Environmental Science professors have taken students far from Tacoma to conduct research. In 2000, Secord led a for-credit course to the Galapagos Islands. Later, a partnership with the Sea Education Association of Woods Hole, Mass., led by Greengrove and Assistant Professor Jim Gawel, enabled faculty and students to do research on a tall ship sailing from Puget Sound to San Francisco. In 1998, Secord and Greengrove taught a marine research field course in Clayoquot Sound, British Columbia, and in 2004 Professor John Banks will lead a field course on tropical ecology in Costa Rica. A field course to Australia and New Zealand is in the works in partnership with UWT’s Urban Studies program.

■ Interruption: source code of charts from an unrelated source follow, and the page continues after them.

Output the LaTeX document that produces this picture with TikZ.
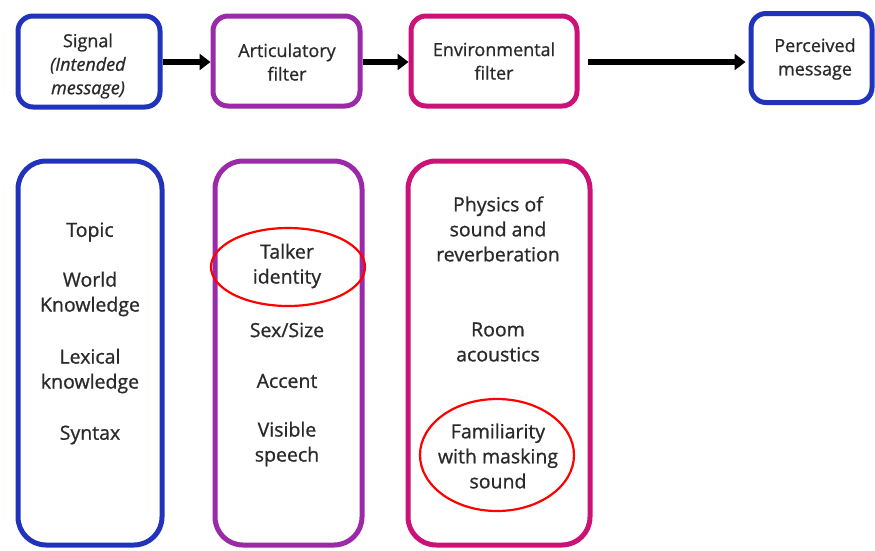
\documentclass[tikz,border=0pt]{standalone}
\usepackage{fontspec}
\setmainfont{Open Sans}[FakeBold=0.9]
\usetikzlibrary{arrows.meta}
\definecolor{cblue}{HTML}{2233BB}
\definecolor{cpurple}{HTML}{9B2AA8}
\definecolor{cmag}{HTML}{CC1177}
\definecolor{ctext}{HTML}{2A2A2A}
\begin{document}
\begin{tikzpicture}[x=1pt,y=-1pt,
  topbox/.style={draw, line width=5pt, rounded corners=15pt, inner sep=0pt},
  colbox/.style={draw, line width=5pt, rounded corners=28pt, inner sep=0pt},
  lbl/.style={text=ctext, align=center, font=\fontsize{19.5}{25}\selectfont, inner sep=0pt},
  tlbl/.style={lbl, font=\fontsize{18}{23.5}\selectfont},
  flow/.style={line width=5.5pt, -{Triangle[length=11pt,width=16pt]}}]
\useasboundingbox (0,0) rectangle (875,550);
% top row
\node[topbox, draw=cblue, minimum width=142pt, minimum height=91pt] (sig) at (89,61.5) {};
\node[topbox, draw=cpurple, minimum width=147pt, minimum height=90pt] (art) at (286.5,61) {};
\node[topbox, draw=cmag, minimum width=166pt, minimum height=90pt] (env) at (494,61) {};
\node[topbox, draw=cblue, minimum width=121pt, minimum height=89pt] (per) at (811.5,58) {};
\node[tlbl] (sigt) at (88,66) {Signal\\\textit{(Intended}\\\textit{message)}};
\node[tlbl] (artt) at (287,62) {Articulatory\\filter};
\node[tlbl] (envt) at (494,61) {Environmental\\filter};
\node[tlbl] (pert) at (815,59) {Perceived\\message};
\draw[flow] (sig.east |- 0,62) -- (art.west |- 0,62);
\draw[flow] (art.east |- 0,62) -- (env.west |- 0,62);
\draw[flow] ([xshift=8pt]env.east |- 0,62) -- ([xshift=-3pt]per.west |- 0,62);
% columns
\node[colbox, draw=cblue, minimum width=144pt, minimum height=384pt] (c1) at (90,353) {};
\node[colbox, draw=cpurple, minimum width=147pt, minimum height=384pt] (c2) at (288.5,353) {};
\node[colbox, draw=cmag, minimum width=182pt, minimum height=384pt] (c3) at (499,353) {};
% column 1 texts
\node[lbl] (topic) at (90,232) {Topic};
\node[lbl] (world) at (90,294) {World\\Knowledge};
\node[lbl] (lex) at (90,371) {Lexical\\knowledge};
\node[lbl] (syn) at (90,435) {Syntax};
% column 2 texts
\node[lbl] (talk) at (287,266) {Talker\\identity};
\node[lbl] (sex) at (287,330) {Sex/Size};
\node[lbl] (acc) at (287,381) {Accent};
\node[lbl] (vis) at (287,444) {Visible\\speech};
% column 3 texts
\node[lbl] (phys) at (498,229) {Physics of\\sound and\\reverberation};
\node[lbl] (room) at (498,342) {Room\\acoustics};
\node[lbl] (fam) at (498,456) {Familiarity\\with masking\\sound};
% highlights
\draw[red, line width=2.2pt] (288,267) ellipse [x radius=77pt, y radius=39pt];
\draw[red, line width=2.2pt] (497,455) ellipse [x radius=77pt, y radius=56pt];
\end{tikzpicture}
\end{document}
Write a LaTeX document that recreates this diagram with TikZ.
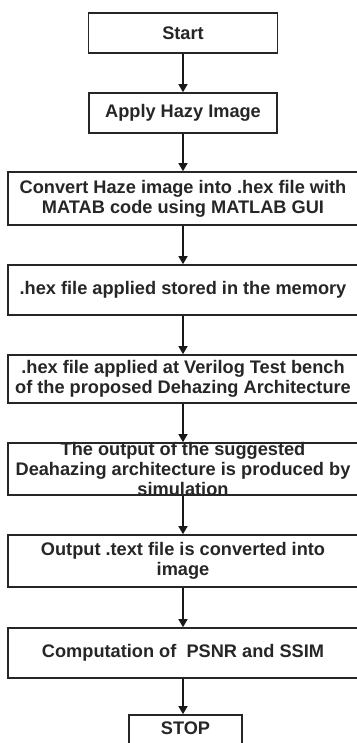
\documentclass[tikz,border=0pt]{standalone}
\usepackage{fontspec}
\setmainfont{Liberation Sans}
\usetikzlibrary{arrows.meta}
\begin{document}
\begin{tikzpicture}[x=1pt,y=-1pt,
  box/.style={draw=black!85,line width=1.6pt,rectangle,inner sep=0pt,fill=white},
  lbl/.style={align=center,inner sep=0pt,font=\fontsize{18.2}{20}\selectfont\bfseries,text=black!85},
  flow/.style={draw=black!90,line width=1.3pt,-{Triangle[length=8pt,width=9pt]}}]
\useasboundingbox (0,0) rectangle (356,743);
% process boxes (the wide ones run past the right edge)
\node[box,minimum width=189,minimum height=40] (start) at (183,33) {};
\node[box,minimum width=188,minimum height=40] (apply) at (183,113) {};
\node[box,minimum width=350,minimum height=53] (conv) at (183,198.5) {};
\node[box,minimum width=350,minimum height=50] (mem) at (183,290) {};
\node[box,minimum width=350,minimum height=48] (tb) at (183,379) {};
\node[box,minimum width=350,minimum height=52] (sim) at (183,469) {};
\node[box,minimum width=350,minimum height=52] (img) at (183,561) {};
\node[box,minimum width=350,minimum height=50] (comp) at (183,653) {};
\node[box,minimum width=113,minimum height=40] (stop) at (185.5,735) {};
% texts
\node[lbl] at (start) {Start};
\node[lbl] at (apply) {Apply Hazy Image};
\node[lbl] at (conv) {Convert Haze image into .hex file with\\MATAB code using MATLAB GUI};
\node[lbl] at (mem) {.hex file applied stored in the memory};
\node[lbl] at (tb) {.hex file applied at Verilog Test bench\\of the proposed Dehazing Architecture};
\node[lbl] at (sim) {The output of the suggested\\Deahazing architecture is produced by\\simulation};
\node[lbl] at (img) {Output .text file is converted into\\image};
\node[lbl] at (comp) {Computation of \ PSNR and SSIM};
\node[lbl] at (185.5,728) {STOP};
% connectors
\draw[flow] (start.south) -- (apply.north);
\draw[flow] (apply.south) -- (conv.north);
\draw[flow] (conv.south) -- (mem.north);
\draw[flow] (mem.south) -- (tb.north);
\draw[flow] (tb.south) -- (sim.north);
\draw[flow] (sim.south) -- (img.north);
\draw[flow] (img.south) -- (comp.north);
\draw[flow] (comp.south) -- (stop.north -| comp.south);
\end{tikzpicture}
\end{document}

Secord and Greengrove credit the program’s success to its faculty and staff.

“We are fortunate to have assembled a team of faculty and staff who are creative, dedicated and enthusiastic about helping students use multiple disciplines to address environmental issues,” Greengrove said.

The Brotman Award for Instructional Excellence was established in 1998 to recognize collaboration within and among departments, programs and groups that improves the quality of undergraduate education. The award program is named in recognition of a generous gift to the University from Jeffrey and Susan Brotman. Jeffrey Brotman is a UW law school graduate and a regent. Susan Brotman is on the UW Foundation Board of Directors.

The Brotman Award will be formally presented to the Environmental Sciences faculty at a ceremony in Seattle June 9. A Brotman Award will also be presented to the Center for International Studies in Business, part of the Business School on the Seattle Campus.